For businesses serious about search performance, this is where a specialist agency such as All Things SEO adds value. The goal is not simply to attract more users, but to make the traffic commercially useful once it arrives.

Internal pathways matter more than most sites think

Sometimes a bounce happens because the page ends the journey too early. The visitor may be interested, but there is no clear reason to continue.

Each important page should guide users to a logical next step. On a service page, that might be a consultation request or a related service. On a blog article, it could be a deeper guide, a relevant case study, or a service page that fits the topic. The key is relevance. Random prompts do not work.

This does not mean stuffing every page with banners and distractions. It means building sensible pathways based on intent. If someone lands on a page about local SEO, the next step should feel like a natural continuation of that interest.

How to reduce bounce rate without chasing the wrong metric

Not every bounce is a failure.

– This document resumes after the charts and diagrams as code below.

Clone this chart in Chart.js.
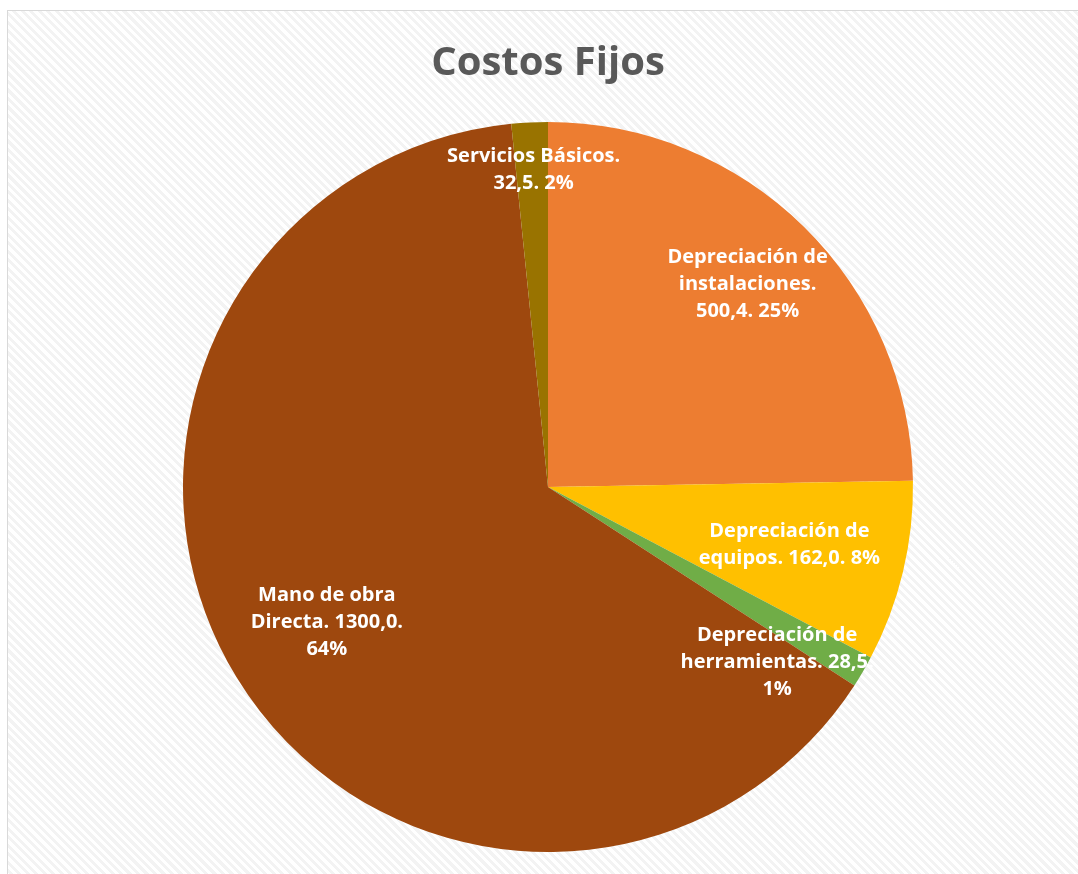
<!DOCTYPE html>
<html>
<head>
<meta charset="utf-8">
<script src="https://cdn.jsdelivr.net/npm/chart.js@4"></script>
<style>
  html, body { margin: 0; padding: 0; width: 1078px; height: 874px; overflow: hidden; background: #fff; }
  #marco {
    position: absolute; left: 7px; top: 10px; width: 1100px; height: 900px;
    border: 1px solid #d9d9d9;
    background: repeating-linear-gradient(45deg, #ffffff 0px, #ffffff 3px, #f3f3f3 3px, #f3f3f3 6px);
  }
  #grafico { position: absolute; left: 0; top: 0; }
</style>
</head>
<body>
<div id="marco"></div>
<canvas id="grafico" width="1078" height="874"></canvas>
<script>
// Datos del gráfico
const categorias = [
  'Depreciación de instalaciones',
  'Depreciación de equipos',
  'Depreciación de herramientas',
  'Mano de obra Directa',
  'Servicios Básicos'
];
const valores = [500.4, 162.0, 28.5, 1300.0, 32.5];
const colores = ['#ED7D31', '#FFC000', '#70AD47', '#9E480E', '#997300'];

// líneas de cada etiqueta (texto como en el original)
const etiquetas = [
  ['Depreciación de', 'instalaciones.', '500,4. 25%'],
  ['Depreciación de', 'equipos. 162,0. 8%'],
  ['Depreciación de', 'herramientas. 28,5.', '1%'],
  ['Mano de obra', 'Directa. 1300,0.', '64%'],
  ['Servicios Básicos.', '32,5. 2%']
];

// ubicación de cada etiqueta: fracción del radio y ajuste de ángulo (grados)
const ubicacion = [
  { r: 0.78, a: 0 },
  { r: 0.68, a: 0 },
  { r: 0.79, a: 7 },
  { r: 0.71, a: 0 },
  { r: 0.87, a: 0.3 }
];

const etiquetasPlugin = {
  id: 'etiquetas',
  afterDatasetsDraw(chart) {
    const ctx = chart.ctx;
    const meta = chart.getDatasetMeta(0);
    ctx.save();
    ctx.font = 'bold 20px "Open Sans", sans-serif';
    ctx.fillStyle = '#ffffff';
    ctx.textAlign = 'center';
    ctx.textBaseline = 'middle';
    meta.data.forEach((arc, i) => {
      const p = arc.getProps(['x', 'y', 'startAngle', 'endAngle', 'outerRadius'], true);
      const ang = (p.startAngle + p.endAngle) / 2 + ubicacion[i].a * Math.PI / 180;
      const cx = p.x + Math.cos(ang) * p.outerRadius * ubicacion[i].r;
      const cy = p.y + Math.sin(ang) * p.outerRadius * ubicacion[i].r;
      const lineas = etiquetas[i];
      const alto = 27;
      lineas.forEach((t, k) => {
        ctx.fillText(t, cx, cy + (k - (lineas.length - 1) / 2) * alto);
      });
    });
    ctx.restore();
  }
};

const ctx = document.getElementById('grafico');

new Chart(ctx, {
  type: 'pie',
  data: {
    labels: categorias,
    datasets: [{
      data: valores,
      backgroundColor: colores,
      borderWidth: 0
    }]
  },
  options: {
    responsive: false,
    animation: false,
    layout: { padding: { left: 183, right: 165, top: 0, bottom: 22 } },
    plugins: {
      legend: { display: false },
      tooltip: { enabled: false },
      title: {
        display: true,
        text: 'Costos Fijos',
        color: '#595959',
        font: { family: '"Open Sans", sans-serif', size: 40, weight: 'bold' },
        padding: { top: 40, bottom: 34 }
      }
    }
  },
  plugins: [etiquetasPlugin]
});
</script>
</body>
</html>
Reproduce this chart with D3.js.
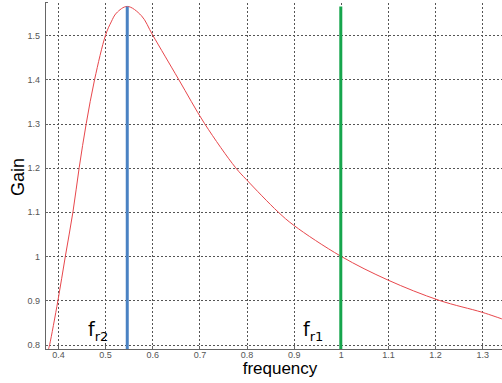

A contact page, a simple opening-hours page, or a short article answering one direct query may naturally have a higher bounce rate than a broader service hub. Context matters.

The better question is this: which pages are bouncing and what should those users have done instead? When you pair bounce rate with time on page, conversion data, landing page type and traffic source, the picture becomes clearer.

Organic traffic from a highly relevant query that bounces quickly is usually a red flag. Traffic from a broad informational term may need a different content strategy rather than a page redesign. The fix depends on the role of the page.

If you want lower bounce rates that actually support growth, focus less on the number in isolation and more on why people leave. The answer is usually sitting in plain sight – weak intent match, poor speed, unclear messaging, thin trust, or too much friction. Fix those, and engagement improves for the right reasons.

The strongest websites do not trap visitors. They reassure them, guide them and give them a clear reason to take the next step.